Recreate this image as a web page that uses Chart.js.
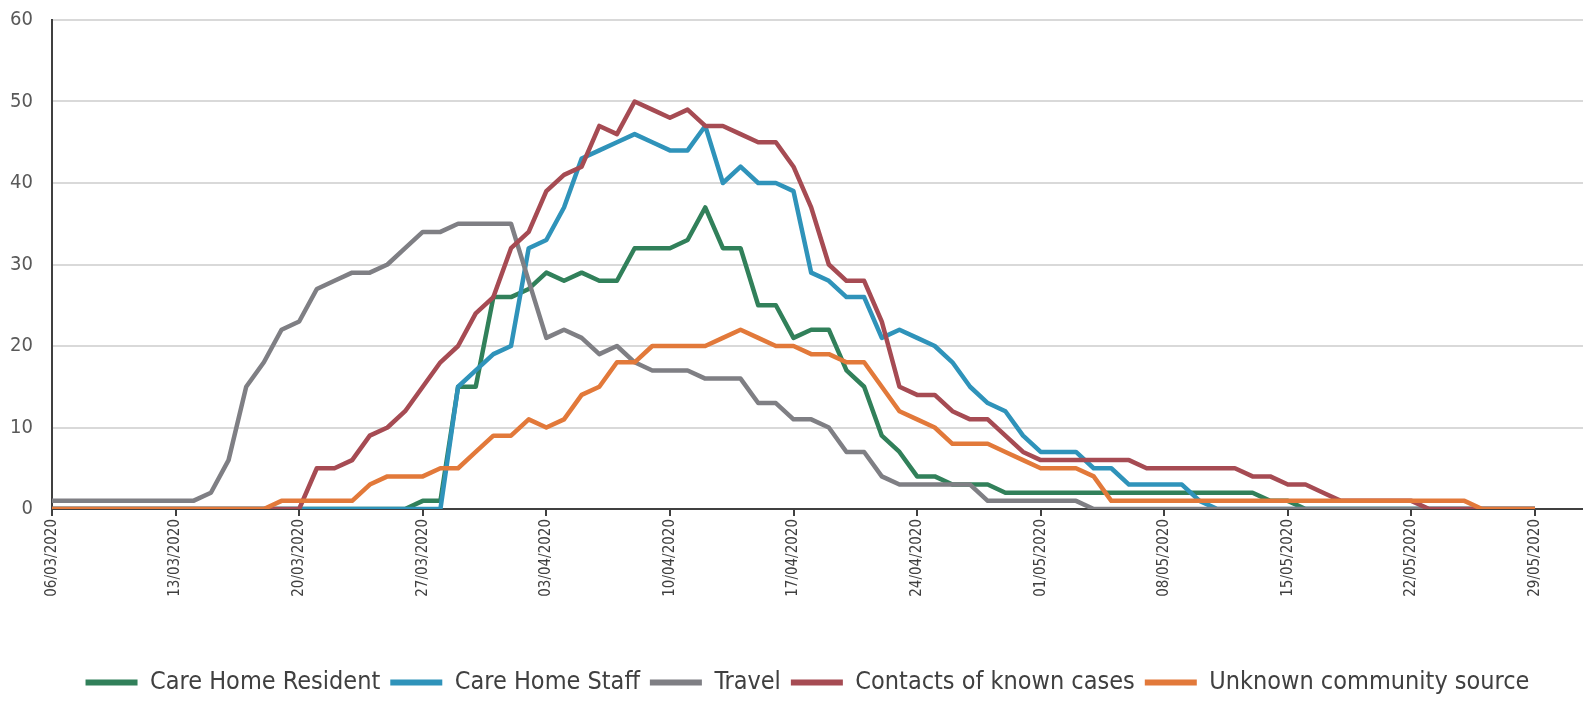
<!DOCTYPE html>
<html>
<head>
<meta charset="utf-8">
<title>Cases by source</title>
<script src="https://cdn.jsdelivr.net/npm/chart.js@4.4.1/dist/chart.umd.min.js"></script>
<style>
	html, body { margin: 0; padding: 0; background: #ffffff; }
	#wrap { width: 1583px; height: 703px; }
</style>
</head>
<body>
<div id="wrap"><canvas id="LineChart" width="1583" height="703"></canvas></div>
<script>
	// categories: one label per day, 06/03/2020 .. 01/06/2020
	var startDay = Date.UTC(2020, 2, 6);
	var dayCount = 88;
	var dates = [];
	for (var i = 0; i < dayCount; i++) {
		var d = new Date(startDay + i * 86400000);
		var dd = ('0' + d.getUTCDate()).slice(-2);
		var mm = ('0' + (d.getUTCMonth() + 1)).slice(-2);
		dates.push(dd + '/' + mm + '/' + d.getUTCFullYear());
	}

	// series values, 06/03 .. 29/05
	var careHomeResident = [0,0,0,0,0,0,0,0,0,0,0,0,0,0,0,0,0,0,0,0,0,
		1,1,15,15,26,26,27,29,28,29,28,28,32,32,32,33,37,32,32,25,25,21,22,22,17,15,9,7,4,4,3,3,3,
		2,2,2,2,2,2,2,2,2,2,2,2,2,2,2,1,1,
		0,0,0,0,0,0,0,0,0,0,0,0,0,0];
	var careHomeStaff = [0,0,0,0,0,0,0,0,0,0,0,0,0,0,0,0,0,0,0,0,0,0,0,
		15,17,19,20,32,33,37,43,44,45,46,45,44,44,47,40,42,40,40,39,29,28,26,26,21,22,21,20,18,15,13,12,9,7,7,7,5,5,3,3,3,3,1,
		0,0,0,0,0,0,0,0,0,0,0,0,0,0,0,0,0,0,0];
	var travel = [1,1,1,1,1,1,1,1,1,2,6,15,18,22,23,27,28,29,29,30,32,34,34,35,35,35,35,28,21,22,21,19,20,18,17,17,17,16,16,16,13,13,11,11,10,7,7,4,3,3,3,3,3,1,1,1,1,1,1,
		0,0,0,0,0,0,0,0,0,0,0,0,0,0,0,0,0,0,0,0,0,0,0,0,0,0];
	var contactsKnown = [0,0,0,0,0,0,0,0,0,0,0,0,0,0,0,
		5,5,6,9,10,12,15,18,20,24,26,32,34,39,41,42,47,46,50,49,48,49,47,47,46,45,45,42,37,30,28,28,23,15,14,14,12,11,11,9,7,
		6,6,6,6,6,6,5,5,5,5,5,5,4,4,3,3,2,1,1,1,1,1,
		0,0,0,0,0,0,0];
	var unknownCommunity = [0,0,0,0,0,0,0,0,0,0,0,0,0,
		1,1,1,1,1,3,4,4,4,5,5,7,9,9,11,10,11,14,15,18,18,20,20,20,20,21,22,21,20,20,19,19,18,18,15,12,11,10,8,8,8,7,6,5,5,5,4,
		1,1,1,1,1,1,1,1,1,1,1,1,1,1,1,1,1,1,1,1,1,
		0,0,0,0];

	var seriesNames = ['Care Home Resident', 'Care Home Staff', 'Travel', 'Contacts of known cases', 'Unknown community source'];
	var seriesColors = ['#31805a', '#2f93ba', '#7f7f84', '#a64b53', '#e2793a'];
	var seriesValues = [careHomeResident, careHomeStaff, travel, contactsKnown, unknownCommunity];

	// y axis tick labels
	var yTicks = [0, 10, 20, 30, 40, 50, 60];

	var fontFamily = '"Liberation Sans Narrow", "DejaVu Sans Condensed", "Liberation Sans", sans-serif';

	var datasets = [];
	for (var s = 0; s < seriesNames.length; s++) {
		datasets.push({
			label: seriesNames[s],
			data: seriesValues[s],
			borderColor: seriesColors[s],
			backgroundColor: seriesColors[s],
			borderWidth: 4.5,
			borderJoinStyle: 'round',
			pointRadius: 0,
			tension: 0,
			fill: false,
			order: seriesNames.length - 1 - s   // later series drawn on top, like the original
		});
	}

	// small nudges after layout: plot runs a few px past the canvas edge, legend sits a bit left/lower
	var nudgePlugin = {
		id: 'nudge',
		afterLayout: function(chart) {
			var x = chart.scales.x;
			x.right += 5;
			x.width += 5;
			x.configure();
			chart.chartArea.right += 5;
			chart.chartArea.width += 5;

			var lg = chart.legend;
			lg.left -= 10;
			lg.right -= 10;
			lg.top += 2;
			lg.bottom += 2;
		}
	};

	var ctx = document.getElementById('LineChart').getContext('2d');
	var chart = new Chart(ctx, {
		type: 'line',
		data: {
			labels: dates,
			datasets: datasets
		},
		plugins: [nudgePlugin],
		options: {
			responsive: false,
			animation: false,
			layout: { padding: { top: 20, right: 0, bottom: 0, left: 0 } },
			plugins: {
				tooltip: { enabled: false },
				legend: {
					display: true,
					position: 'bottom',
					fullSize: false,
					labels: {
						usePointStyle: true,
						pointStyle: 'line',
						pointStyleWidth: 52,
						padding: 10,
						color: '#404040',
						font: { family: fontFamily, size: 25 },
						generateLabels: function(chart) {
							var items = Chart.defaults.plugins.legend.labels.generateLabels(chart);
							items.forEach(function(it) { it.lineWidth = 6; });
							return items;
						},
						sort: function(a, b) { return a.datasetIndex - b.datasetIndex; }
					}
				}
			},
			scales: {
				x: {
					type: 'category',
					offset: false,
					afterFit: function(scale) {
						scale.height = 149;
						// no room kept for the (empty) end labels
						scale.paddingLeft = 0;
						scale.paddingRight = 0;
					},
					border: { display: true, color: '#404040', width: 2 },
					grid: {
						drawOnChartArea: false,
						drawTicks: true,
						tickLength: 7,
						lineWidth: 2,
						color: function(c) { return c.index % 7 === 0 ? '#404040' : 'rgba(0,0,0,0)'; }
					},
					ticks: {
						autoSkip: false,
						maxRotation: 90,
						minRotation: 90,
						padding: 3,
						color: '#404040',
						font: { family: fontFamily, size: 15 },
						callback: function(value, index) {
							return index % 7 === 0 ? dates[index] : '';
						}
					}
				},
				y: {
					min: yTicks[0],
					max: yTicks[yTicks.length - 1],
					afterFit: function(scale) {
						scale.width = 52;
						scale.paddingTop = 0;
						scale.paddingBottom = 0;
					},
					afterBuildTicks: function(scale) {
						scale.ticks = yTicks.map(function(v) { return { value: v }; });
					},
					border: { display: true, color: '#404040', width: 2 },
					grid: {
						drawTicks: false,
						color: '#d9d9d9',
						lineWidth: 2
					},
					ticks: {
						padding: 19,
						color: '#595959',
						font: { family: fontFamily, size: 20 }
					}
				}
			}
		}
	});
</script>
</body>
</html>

**EXERCISE OBJECTIVE**
Reproduce only the lines from the beginning of the data through the line that contains "travel, contactsKnown, unknownCommunity];", both included, and please drop the pictures.

**THE SOLUTION**
Recreate this image as a web page that uses Chart.js.
<!DOCTYPE html>
<html>
<head>
<meta charset="utf-8">
<title>Cases by source</title>
<script src="https://cdn.jsdelivr.net/npm/chart.js@4.4.1/dist/chart.umd.min.js"></script>
<style>
	html, body { margin: 0; padding: 0; background: #ffffff; }
	#wrap { width: 1583px; height: 703px; }
</style>
</head>
<body>
<div id="wrap"><canvas id="LineChart" width="1583" height="703"></canvas></div>
<script>
	// categories: one label per day, 06/03/2020 .. 01/06/2020
	var startDay = Date.UTC(2020, 2, 6);
	var dayCount = 88;
	var dates = [];
	for (var i = 0; i < dayCount; i++) {
		var d = new Date(startDay + i * 86400000);
		var dd = ('0' + d.getUTCDate()).slice(-2);
		var mm = ('0' + (d.getUTCMonth() + 1)).slice(-2);
		dates.push(dd + '/' + mm + '/' + d.getUTCFullYear());
	}

	// series values, 06/03 .. 29/05
	var careHomeResident = [0,0,0,0,0,0,0,0,0,0,0,0,0,0,0,0,0,0,0,0,0,
		1,1,15,15,26,26,27,29,28,29,28,28,32,32,32,33,37,32,32,25,25,21,22,22,17,15,9,7,4,4,3,3,3,
		2,2,2,2,2,2,2,2,2,2,2,2,2,2,2,1,1,
		0,0,0,0,0,0,0,0,0,0,0,0,0,0];
	var careHomeStaff = [0,0,0,0,0,0,0,0,0,0,0,0,0,0,0,0,0,0,0,0,0,0,0,
		15,17,19,20,32,33,37,43,44,45,46,45,44,44,47,40,42,40,40,39,29,28,26,26,21,22,21,20,18,15,13,12,9,7,7,7,5,5,3,3,3,3,1,
		0,0,0,0,0,0,0,0,0,0,0,0,0,0,0,0,0,0,0];
	var travel = [1,1,1,1,1,1,1,1,1,2,6,15,18,22,23,27,28,29,29,30,32,34,34,35,35,35,35,28,21,22,21,19,20,18,17,17,17,16,16,16,13,13,11,11,10,7,7,4,3,3,3,3,3,1,1,1,1,1,1,
		0,0,0,0,0,0,0,0,0,0,0,0,0,0,0,0,0,0,0,0,0,0,0,0,0,0];
	var contactsKnown = [0,0,0,0,0,0,0,0,0,0,0,0,0,0,0,
		5,5,6,9,10,12,15,18,20,24,26,32,34,39,41,42,47,46,50,49,48,49,47,47,46,45,45,42,37,30,28,28,23,15,14,14,12,11,11,9,7,
		6,6,6,6,6,6,5,5,5,5,5,5,4,4,3,3,2,1,1,1,1,1,
		0,0,0,0,0,0,0];
	var unknownCommunity = [0,0,0,0,0,0,0,0,0,0,0,0,0,
		1,1,1,1,1,3,4,4,4,5,5,7,9,9,11,10,11,14,15,18,18,20,20,20,20,21,22,21,20,20,19,19,18,18,15,12,11,10,8,8,8,7,6,5,5,5,4,
		1,1,1,1,1,1,1,1,1,1,1,1,1,1,1,1,1,1,1,1,1,
		0,0,0,0];

	var seriesNames = ['Care Home Resident', 'Care Home Staff', 'Travel', 'Contacts of known cases', 'Unknown community source'];
	var seriesColors = ['#31805a', '#2f93ba', '#7f7f84', '#a64b53', '#e2793a'];
	var seriesValues = [careHomeResident, careHomeStaff, travel, contactsKnown, unknownCommunity];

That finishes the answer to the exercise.